As explained previously we are only pursuing those that upload, not just download, so we would never be interested in an individual that was merely just downloading. The letter asks for more information, including whether anyone other than the account holder has been given access to password protected routers. In several cases after liaising with the account holder we were able to identify the violator and cease any action against the original recipient.
Another Andrew Crossley gem, only the uploaders, not the ones who download… Well as you are well aware, you accuse people using Ali Torabis, software of using ONLY clients that can download while uploading. If I am right in thinking Torabi actually accused some people of using a Torrent client that hadn’t even been released at that time, see that is when we realized it was all a scam.

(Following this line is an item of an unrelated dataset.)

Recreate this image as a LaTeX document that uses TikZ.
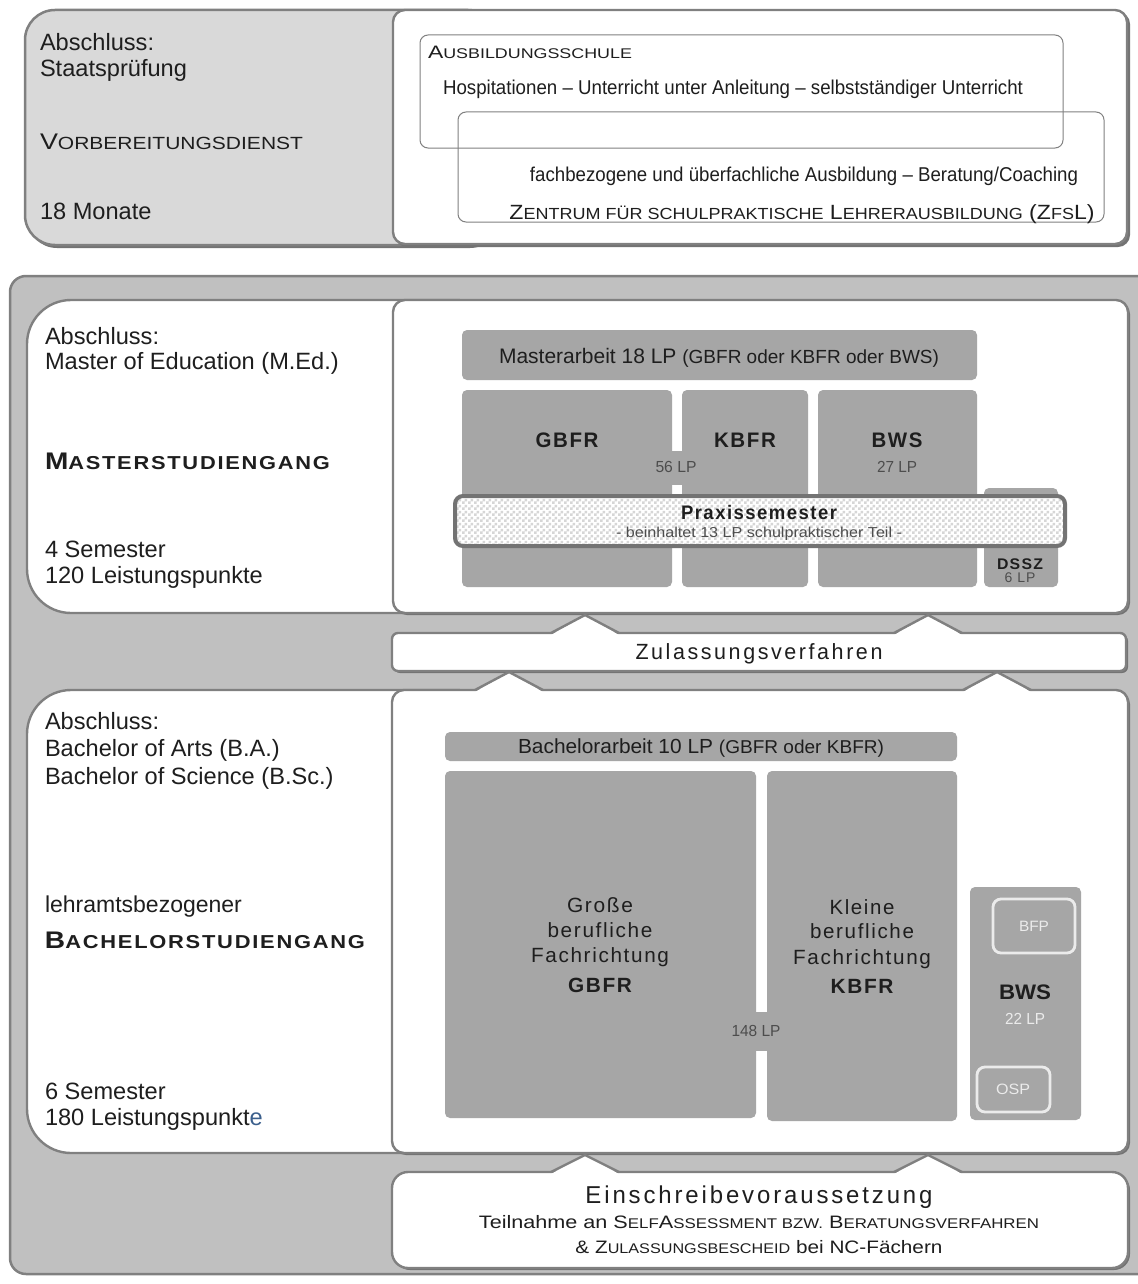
\documentclass[tikz,border=0pt]{standalone}
\usepackage{fontspec}
\setmainfont{Liberation Sans}
\newfontfamily\spacedA[LetterSpace=8]{Liberation Sans}
\newfontfamily\spacedB[LetterSpace=12]{Liberation Sans}
\usepackage{graphicx}
\usetikzlibrary{patterns}
\pgfdeclarepatternformonly{finecheck}{\pgfpointorigin}{\pgfpoint{3pt}{3pt}}{\pgfpoint{3pt}{3pt}}{%
  \pgfpathrectangle{\pgfpointorigin}{\pgfpoint{1.5pt}{1.5pt}}%
  \pgfpathrectangle{\pgfpoint{1.5pt}{1.5pt}}{\pgfpoint{1.5pt}{1.5pt}}%
  \pgfusepath{fill}}
\definecolor{panelgray}{HTML}{C0C0C0}
\definecolor{topgray}{HTML}{D9D9D9}
\definecolor{blk}{HTML}{A6A6A6}
\definecolor{edge}{HTML}{808080}
\definecolor{ink}{HTML}{1E1E1E}
\definecolor{lpgray}{HTML}{4D4D4D}
\definecolor{lplight}{HTML}{EBEBEB}
\definecolor{blueE}{HTML}{3B5F8C}
\newcommand\sm[1]{\scalebox{0.78}{#1}}
\newcommand\fw[2]{\resizebox{#1}{\height}{#2}}
\newcommand\fs[1]{\fontsize{#1}{#1}\selectfont}
\newcommand\bx[7][]{\node[#1, minimum width={(#5-#3)*0.5pt}, minimum height={(#6-#4)*0.5pt}, inner sep=0pt, outer sep=0pt] (#2) at ({(#3+#5)/2},{(#4+#6)/2}) {#7};}
\tikzset{
  graypart/.style={fill=topgray, draw=edge, line width=1.25pt, rounded corners=15pt},
  whitebox/.style={fill=white, draw=edge, line width=1.2pt, rounded corners=#1},
  whitebox/.default=6pt,
  dropsh/.style={fill=black!55, draw=none, rounded corners=#1},
  dropsh/.default=6pt,
  panelst/.style={fill=panelgray, draw=edge, line width=1.25pt, rounded corners=8pt},
  thinbox/.style={draw=edge, line width=0.5pt, rounded corners=4pt},
  block/.style={fill=blk, rounded corners=2.5pt},
  praxis/.style={preaction={fill=white}, pattern=finecheck, pattern color=black!16, draw=black!55, line width=2pt, rounded corners=4pt},
  inbox/.style={fill=blk, draw=lplight, line width=1.4pt, rounded corners=4pt},
  tri/.style={draw=edge, line width=1.2pt, line join=miter},
  lbl/.style={inner sep=0pt, outer sep=0pt, text depth=0pt, text=ink},
}
\newcommand\tri[3]{\fill[white] ({#1-34},{#3+2}) -- (#1,#2) -- ({#1+34},{#3+2}) -- cycle;
  \draw[tri] ({#1-34},#3) -- (#1,#2) -- ({#1+34},#3);}
\begin{document}
\begin{tikzpicture}[x=0.5pt,y=-0.5pt]
\useasboundingbox (0,0) rectangle (1137,1284);
\fill[white] (0,0) rectangle (1137,1284);

% ---------- Vorbereitungsdienst ----------
\bx[dropsh=15pt]{tlsh}{27}{12}{500}{248}{}
\bx[graypart]{tl}{25}{10}{498}{245}{}
\bx[dropsh]{trsh}{395}{12}{1130}{247}{}
\bx[whitebox]{tr}{393}{10}{1127}{244}{}
\bx[thinbox]{ausb}{420}{35}{1063}{148}{}
\bx[thinbox]{zfsl}{458}{112}{1104}{222}{}

\node[lbl, anchor=west, font=\fs{11.8}] (t1) at (40,42) {Abschluss:};
\node[lbl, anchor=west, font=\fs{11.8}] (t2) at (40,68) {Staatsprüfung};
\node[lbl, anchor=west, font=\fs{11.3}] (t3) at (40,142) {\fw{131.5pt}{V\sm{ORBEREITUNGSDIENST}}};
\node[lbl, anchor=west, font=\fs{11.8}] (t4) at (40,211) {18 Monate};

\node[lbl, anchor=west, font=\fs{9}] (ausbt) at (428,52) {\fw{102pt}{A\sm{USBILDUNGSSCHULE}}};
\node[lbl, font=\fs{10}] (hosp) at (733,87) {\fw{290pt}{Hospitationen – Unterricht unter Anleitung – selbstständiger Unterricht}};
\node[lbl, font=\fs{10}] (fach) at (804,174) {\fw{274pt}{fachbezogene und überfachliche Ausbildung – Beratung/Coaching}};
\node[lbl, font=\fs{10.3}] (zent) at (802,212) {\fw{292.5pt}{Z\sm{ENTRUM FÜR SCHULPRAKTISCHE} L\sm{EHRERAUSBILDUNG} (Z\sm{FS}L)}};

% ---------- big panel ----------
\bx[panelst]{panel}{10}{276}{1170}{1274}{}

% ---------- Master ----------
\bx[whitebox=22pt]{mleft}{27}{300}{500}{613}{}
\bx[dropsh]{mrsh}{395}{302}{1130}{615}{}
\bx[whitebox]{mright}{393}{300}{1128}{613}{}

\node[lbl, anchor=west, font=\fs{11.8}] (m1) at (45,336) {Abschluss:};
\node[lbl, anchor=west, font=\fs{11.8}] (m2) at (45,361) {Master of Education (M.Ed.)};
\node[lbl, anchor=west, font=\fs{12}] (m3) at (45,461) {\fw{142.5pt}{\spacedA\bfseries M\sm{ASTERSTUDIENGANG}}};
\node[lbl, anchor=west, font=\fs{11.8}] (m4) at (45,549) {4 Semester};
\node[lbl, anchor=west, font=\fs{11.8}] (m5) at (45,575) {120 Leistungspunkte};

\bx[block]{marb}{462}{330}{977}{380}{}
\bx[block]{mg}{462}{390}{672}{587}{}
\bx[block]{mk}{682}{390}{808}{587}{}
\bx[block]{mb}{818}{390}{977}{587}{}
\bx[block, rounded corners=0pt]{mgap}{670}{451}{684}{485}{}
\bx[block]{mdssz}{984}{488}{1058}{587}{}
\bx[praxis]{praxis}{455}{496}{1065}{546}{}

\node[lbl, font=\fs{10.5}] (marbt) at (719,356) {\fw{220pt}{Masterarbeit 18 LP {\fs{9.5}(GBFR oder KBFR oder BWS)}}};
\node[lbl, font=\fs{10.5}] (mgt) at (567,440) {\fw{31.5pt}{\spacedA\bfseries GBFR}};
\node[lbl, font=\fs{10.5}] (mkt) at (745,440) {\fw{31pt}{\spacedA\bfseries KBFR}};
\node[lbl, font=\fs{10.5}] (mbt) at (897,440) {\fw{25.5pt}{\spacedA\bfseries BWS}};
\node[lbl, font=\fs{8}, text=lpgray] (m56) at (676,467) {\fw{20.5pt}{56 LP}};
\node[lbl, font=\fs{8}, text=lpgray] (m27) at (897,467) {\fw{20pt}{27 LP}};
\node[lbl, font=\fs{9.8}] (prt) at (759,512) {\fw{78pt}{\spacedA\bfseries Praxissemester}};
\node[lbl, font=\fs{7.2}, text=lpgray] (prs) at (759,532) {\fw{143pt}{- beinhaltet 13 LP schulpraktischer Teil -}};
\node[lbl, font=\fs{7.7}] (dst) at (1020,564) {\fw{23pt}{\spacedA\bfseries DSSZ}};
\node[lbl, font=\fs{7}, text=lpgray] (dsl) at (1020,578) {\fw{15.5pt}{\spacedA 6 LP}};

% ---------- Zulassungsverfahren ----------
\bx[dropsh=3pt]{zsh}{394}{635}{1128}{673}{}
\bx[whitebox=3pt]{zul}{392}{633}{1126}{671}{}
\node[lbl, font=\fs{11}] (zult) at (759,652) {\fw{123.5pt}{\spacedB Zulassungsverfahren}};

% ---------- Bachelor ----------
\bx[whitebox=22pt]{bleft}{27}{690}{500}{1153}{}
\bx[dropsh]{brsh}{394}{692}{1130}{1155}{}
\bx[whitebox]{bright}{392}{690}{1128}{1153}{}

\node[lbl, anchor=west, font=\fs{11.8}] (b1) at (45,721) {Abschluss:};
\node[lbl, anchor=west, font=\fs{11.8}] (b2) at (45,748) {Bachelor of Arts (B.A.)};
\node[lbl, anchor=west, font=\fs{11.8}] (b3) at (45,776) {Bachelor of Science (B.Sc.)};
\node[lbl, anchor=west, font=\fs{11.5}] (b4) at (45,904) {lehramtsbezogener};
\node[lbl, anchor=west, font=\fs{12}] (b5) at (45,940) {\fw{160pt}{\spacedA\bfseries B\sm{ACHELORSTUDIENGANG}}};
\node[lbl, anchor=west, font=\fs{11.8}] (b6) at (45,1091) {6 Semester};
\node[lbl, anchor=west, font=\fs{11.8}] (b7) at (45,1117) {180 Leistungspunkt\textcolor{blueE}{e}};

\bx[block]{barb}{445}{732}{957}{761}{}
\bx[block]{bg}{445}{771}{756}{1118}{}
\bx[block]{bk}{767}{771}{957}{1121}{}
\bx[block, rounded corners=0pt]{bgap}{754}{1012}{769}{1051}{}
\bx[block]{bbws}{970}{887}{1081}{1120}{}
\bx[inbox]{bfp}{993}{899}{1075}{953}{}
\bx[inbox]{osp}{977}{1067}{1050}{1112}{}

\node[lbl, font=\fs{10.2}] (barbt) at (701,746) {\fw{183pt}{Bachelorarbeit 10 LP {\fs{9.3}(GBFR oder KBFR)}}};
\node[lbl, font=\fs{10.3}] (bg1) at (600,905) {\fw{33pt}{\spacedA Große}};
\node[lbl, font=\fs{10.3}] (bg2) at (600,930) {\fw{52.5pt}{\spacedA berufliche}};
\node[lbl, font=\fs{10.3}] (bg3) at (600,955) {\fw{69pt}{\spacedA Fachrichtung}};
\node[lbl, font=\fs{10.3}] (bg4) at (600,985) {\fw{32pt}{\spacedA\bfseries GBFR}};
\node[lbl, font=\fs{10.3}] (bk1) at (862,907) {\fw{32.5pt}{\spacedA Kleine}};
\node[lbl, font=\fs{10.3}] (bk2) at (862,931) {\fw{52pt}{\spacedA berufliche}};
\node[lbl, font=\fs{10.3}] (bk3) at (862,957) {\fw{69pt}{\spacedA Fachrichtung}};
\node[lbl, font=\fs{10.3}] (bk4) at (862,986) {\fw{31.5pt}{\spacedA\bfseries KBFR}};
\node[lbl, font=\fs{8}, text=lpgray] (b148) at (756,1031) {\fw{24.5pt}{148 LP}};
\node[lbl, font=\fs{10.5}] (bbwst) at (1025,992) {\fw{26pt}{\bfseries BWS}};
\node[lbl, font=\fs{8}, text=lplight] (b22) at (1025,1019) {\fw{20pt}{22 LP}};
\node[lbl, font=\fs{7.5}, text=lplight] (bfpt) at (1034,926) {\fw{15pt}{BFP}};
\node[lbl, font=\fs{7.5}, text=lplight] (ospt) at (1013,1089) {\fw{17pt}{OSP}};

% ---------- Einschreibevoraussetzung ----------
\bx[dropsh=8pt]{esh}{394}{1174}{1130}{1270}{}
\bx[whitebox=8pt]{ein}{392}{1172}{1128}{1268}{}
\node[lbl, font=\fs{12.2}] (e1) at (759,1195) {\fw{173.5pt}{\spacedB Einschreibevoraussetzung}};
\node[lbl, font=\fs{9}] (e2) at (759,1222) {\fw{280pt}{Teilnahme an S\sm{ELF}A\sm{SSESSMENT BZW.} B\sm{ERATUNGSVERFAHREN}}};
\node[lbl, font=\fs{9}] (e3) at (759,1247) {\fw{183.5pt}{\& Z\sm{ULASSUNGSBESCHEID} bei NC-Fächern}};

% ---------- triangles ----------
\tri{585}{615}{633}
\tri{928}{615}{633}
\tri{509}{672}{690}
\tri{997}{672}{690}
\tri{585}{1155}{1172}
\tri{928}{1155}{1172}
\end{tikzpicture}
\end{document}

The question of if the violator was a minor would we pursue is an interesting one, not being a solicitor I am unsure of the legal position, however from a moral perspective I believe that the responsible adult has a duty of care to control the usage of a minor when using the Internet. We had more than one case where parents discovered that their children had been infringing our copyright on file sharing networks and were grateful that we had brought this to their attention.
Another Andrew Crossley gem, wow you are really racking these up, and you say you wanted to distance yourself from your friend? There may well be an argument for parents watching their kids online, however that shouldn’t come as a false accusation which is far more likely considering the software monitor you are using. And I am sure the parents were really grateful you had bought it to their attention. Hmmm
Our letters had stated a settlement fee of £700, that for reasons I explained previously I strongly believe can be justified and were decided upon by legal counsel to our previous solicitors Tilley Bailey & Irvine. I need to have the ruling explained to me by a solicitor in the first instance before deciding on what figure we will now be seeking from those who do not wish for the matter to be pursued and are willing to commit to not re offend.
In summary I am very happy with The Hon. Justice Arnold findings and look forward to the day when we once again sell more copies of “Strictly Cum Drinking than Boxer Shorts.”
Ahh now that is not theft of part of a name of a popular BBC programme is it? How non hypocritical of you.